$L^1$ estimates for oscillating integrals and their applications to semi-linear models with $\sigma$-evolution like structural damping

TL;DR

This paper extends previous work by deriving $L^1$ estimates for oscillating integrals and applies these results to analyze global existence of small data solutions in semi-linear structurally damped $\sigma$-evolution models with power nonlinearities.

Contribution

It introduces new $L^1$ estimates for oscillating integrals and applies them to establish global existence results for semi-linear $\sigma$-evolution equations with structural damping.

Findings

Established $L^1$ estimates for oscillating integrals.

Proved global existence of small data solutions for certain damping models.

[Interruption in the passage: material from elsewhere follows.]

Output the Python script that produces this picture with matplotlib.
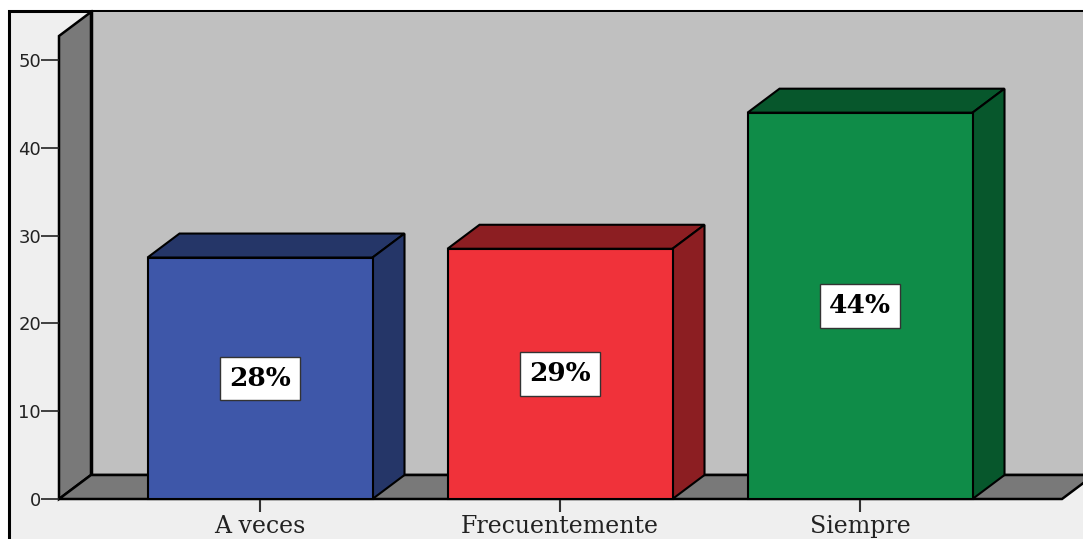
import matplotlib
matplotlib.use("Agg")
import matplotlib.pyplot as plt
from matplotlib.patches import Rectangle, Polygon

categories = ["A veces", "Frecuentemente", "Siempre"]
values = [27.5, 28.5, 44.0]
pct_labels = ["28%", "29%", "44%"]
y_ticks = [0, 10, 20, 30, 40, 50]

front_colors = ["#3e57a9", "#f0323a", "#0f8c48"]
dark_colors = ["#253668", "#8c1e22", "#07572c"]

W, H = 1083, 539
fig = plt.figure(figsize=(W / 100, H / 100), dpi=100, facecolor="white")

# outer frame (light grey panel)
fig.add_artist(Rectangle((9 / W, -0.05), 1.2, (H - 11) / H + 0.05,
                         transform=fig.transFigure, facecolor="#efefef",
                         edgecolor="black", lw=2.2, zorder=0))

# axes placed on the front plane of the 3D box
ax = fig.add_axes([59 / W, 40 / H, (1062 - 59) / W, 463 / H])
ax.patch.set_visible(False)
for s in ax.spines.values():
    s.set_visible(False)

xmin, xmax = -0.67, 2.6733
ymin, ymax = 0, 463 / 8.78
ax.set_xlim(xmin, xmax)
ax.set_ylim(ymin, ymax)

# depth offset in data units
ddx = 32 / 300
ddy = 24 / 8.78
bw = 0.75

# back wall
ax.add_patch(Rectangle((xmin + ddx, ddy), 5, ymax, facecolor="#c0c0c0",
                       edgecolor="none", clip_on=False, zorder=0.5))
ax.plot([xmin + ddx, xmin + ddx, xmax + 1], [ymax + ddy, ddy, ddy],
        color="black", lw=2.5, clip_on=False, zorder=0.6)

# left wall
ax.add_patch(Polygon([(xmin, 0), (xmin, ymax), (xmin + ddx, ymax + ddy),
                      (xmin + ddx, ddy)], closed=True, facecolor="#797979",
                     edgecolor="black", lw=1.8, clip_on=False, zorder=0.7))

# floor
ax.add_patch(Polygon([(xmin, 0), (xmax, 0), (xmax + ddx, ddy),
                      (xmin + ddx, ddy)], closed=True, facecolor="#797979",
                     edgecolor="black", lw=1.8, clip_on=False, zorder=0.7))

# bars
for i, v in enumerate(values):
    x0, x1 = i - bw / 2, i + bw / 2
    ax.add_patch(Polygon([(x0, v), (x1, v), (x1 + ddx, v + ddy), (x0 + ddx, v + ddy)],
                         closed=True, facecolor=dark_colors[i], edgecolor="black",
                         lw=1.5, clip_on=False, zorder=2))
    ax.add_patch(Polygon([(x1, 0), (x1 + ddx, ddy), (x1 + ddx, v + ddy), (x1, v)],
                         closed=True, facecolor=dark_colors[i], edgecolor="black",
                         lw=1.5, clip_on=False, zorder=2))
    ax.add_patch(Rectangle((x0, 0), bw, v, facecolor=front_colors[i],
                           edgecolor="black", lw=1.5, clip_on=False, zorder=2.1))
    ax.text(i, v / 2, pct_labels[i], ha="center", va="center",
            fontfamily="DejaVu Serif", fontweight="bold", fontsize=19,
            color="black", zorder=5,
            bbox=dict(boxstyle="square,pad=0.35", facecolor="white",
                      edgecolor="#333333", lw=1))

ax.set_xticks(range(len(categories)))
ax.set_xticklabels(categories, fontfamily="DejaVu Serif", fontsize=17, color="#222222")
ax.set_yticks(y_ticks)
ax.set_yticklabels([str(t) for t in y_ticks], fontfamily="DejaVu Sans",
                   fontsize=13, color="#222222")
ax.tick_params(axis="x", length=9.5, width=1.5, color="#333333", pad=2)
ax.tick_params(axis="y", length=13, width=1.2, color="#222222", pad=0)

fig.savefig("out.png", dpi=100)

Analyzed models with power nonlinearities in $L^q$ and $L^m$ spaces.

Abstract

The present paper is a continuation of our recent paper \cite{DaoReissig}. We will consider the following Cauchy problems for semi-linear structurally damped $\sigma$-evolution models: \begin{equation*} u_{tt}+ (-\Delta)^\sigma u+ \mu (-\Delta)^\delta u_t = f(u,u_t),\, u(0,x)= u_0(x),\, u_t(0,x)=u_1(x) \end{equation*} with $\sigma \ge 1$, $\mu>0$ and $\delta \in (\frac{\sigma}{2},\sigma]$. Our aim is to study two main models including $\sigma$-evolution models with structural damping $\delta \in (\frac{\sigma}{2},\sigma)$ and those with visco-elastic damping $\delta=\sigma$. Here the function $f(u,u_t)$ stands for power nonlinearities $|u|^{p}$ and $|u_t|^{p}$ with a given number $p>1$. We are interested in investigating the global (in time) existence of small data solutions to the above semi-linear models from suitable spaces basing on $L^q$ space by assuming additional $L^{m}$ regularity on the initial data, with $q\in (1,\infty)$ and $m\in [1,q)$.